▸ **TASK GOAL**:
Without the pictures, write out all the lines below exactly as they appear.

▸ **DATA EXCERPT**:
⟨
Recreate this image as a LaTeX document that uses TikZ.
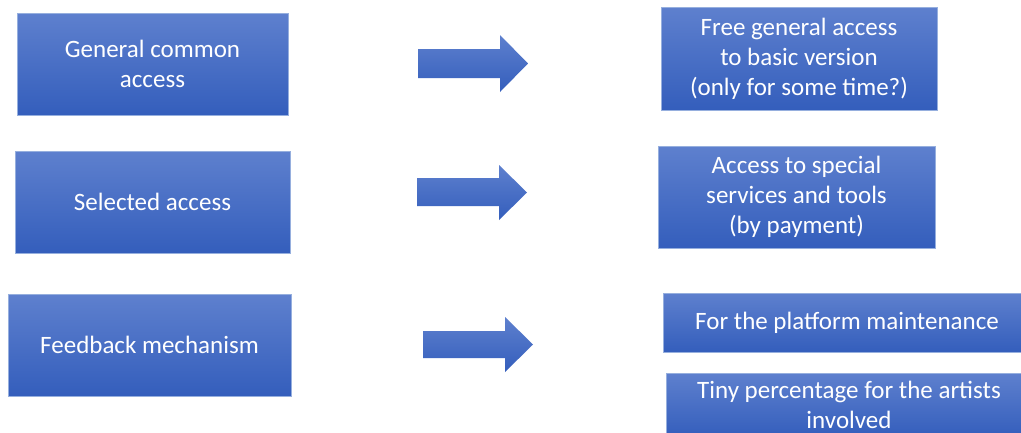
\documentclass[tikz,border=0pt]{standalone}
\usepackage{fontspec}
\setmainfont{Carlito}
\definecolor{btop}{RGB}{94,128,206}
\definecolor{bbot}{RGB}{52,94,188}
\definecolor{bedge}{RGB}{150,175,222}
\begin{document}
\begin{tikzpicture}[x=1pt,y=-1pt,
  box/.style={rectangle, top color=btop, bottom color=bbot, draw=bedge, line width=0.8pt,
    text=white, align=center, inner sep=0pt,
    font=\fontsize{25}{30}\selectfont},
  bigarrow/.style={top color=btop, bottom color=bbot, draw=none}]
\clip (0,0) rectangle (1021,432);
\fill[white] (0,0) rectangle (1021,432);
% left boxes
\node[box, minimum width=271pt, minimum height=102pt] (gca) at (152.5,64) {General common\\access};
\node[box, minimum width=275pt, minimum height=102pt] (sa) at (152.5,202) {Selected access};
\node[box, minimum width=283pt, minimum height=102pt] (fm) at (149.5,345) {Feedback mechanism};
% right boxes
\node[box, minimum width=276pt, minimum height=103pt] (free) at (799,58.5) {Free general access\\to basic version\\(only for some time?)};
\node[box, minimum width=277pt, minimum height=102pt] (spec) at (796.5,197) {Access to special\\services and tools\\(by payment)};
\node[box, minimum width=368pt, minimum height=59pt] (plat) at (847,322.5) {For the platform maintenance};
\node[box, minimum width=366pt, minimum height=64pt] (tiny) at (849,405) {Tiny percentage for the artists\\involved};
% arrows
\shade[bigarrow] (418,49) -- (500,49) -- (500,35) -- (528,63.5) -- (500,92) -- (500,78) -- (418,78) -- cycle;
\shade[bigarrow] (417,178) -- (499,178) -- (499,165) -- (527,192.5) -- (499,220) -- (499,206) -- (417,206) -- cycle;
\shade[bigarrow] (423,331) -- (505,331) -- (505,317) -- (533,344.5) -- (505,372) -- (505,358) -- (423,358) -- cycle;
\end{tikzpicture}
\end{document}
⟩
▸ **RESULT OF THE EXERCISE**:
Recreate this image as a LaTeX document that uses TikZ.
\documentclass[tikz,border=0pt]{standalone}
\usepackage{fontspec}
\setmainfont{Carlito}
\definecolor{btop}{RGB}{94,128,206}
\definecolor{bbot}{RGB}{52,94,188}
\definecolor{bedge}{RGB}{150,175,222}
\begin{document}
\begin{tikzpicture}[x=1pt,y=-1pt,
  box/.style={rectangle, top color=btop, bottom color=bbot, draw=bedge, line width=0.8pt,
    text=white, align=center, inner sep=0pt,
    font=\fontsize{25}{30}\selectfont},
  bigarrow/.style={top color=btop, bottom color=bbot, draw=none}]
\clip (0,0) rectangle (1021,432);
\fill[white] (0,0) rectangle (1021,432);
% left boxes
\node[box, minimum width=271pt, minimum height=102pt] (gca) at (152.5,64) {General common\\access};
\node[box, minimum width=275pt, minimum height=102pt] (sa) at (152.5,202) {Selected access};
\node[box, minimum width=283pt, minimum height=102pt] (fm) at (149.5,345) {Feedback mechanism};
% right boxes
\node[box, minimum width=276pt, minimum height=103pt] (free) at (799,58.5) {Free general access\\to basic version\\(only for some time?)};
\node[box, minimum width=277pt, minimum height=102pt] (spec) at (796.5,197) {Access to special\\services and tools\\(by payment)};
\node[box, minimum width=368pt, minimum height=59pt] (plat) at (847,322.5) {For the platform maintenance};
\node[box, minimum width=366pt, minimum height=64pt] (tiny) at (849,405) {Tiny percentage for the artists\\involved};
% arrows
\shade[bigarrow] (418,49) -- (500,49) -- (500,35) -- (528,63.5) -- (500,92) -- (500,78) -- (418,78) -- cycle;
\shade[bigarrow] (417,178) -- (499,178) -- (499,165) -- (527,192.5) -- (499,220) -- (499,206) -- (417,206) -- cycle;
\shade[bigarrow] (423,331) -- (505,331) -- (505,317) -- (533,344.5) -- (505,372) -- (505,358) -- (423,358) -- cycle;
\end{tikzpicture}
\end{document}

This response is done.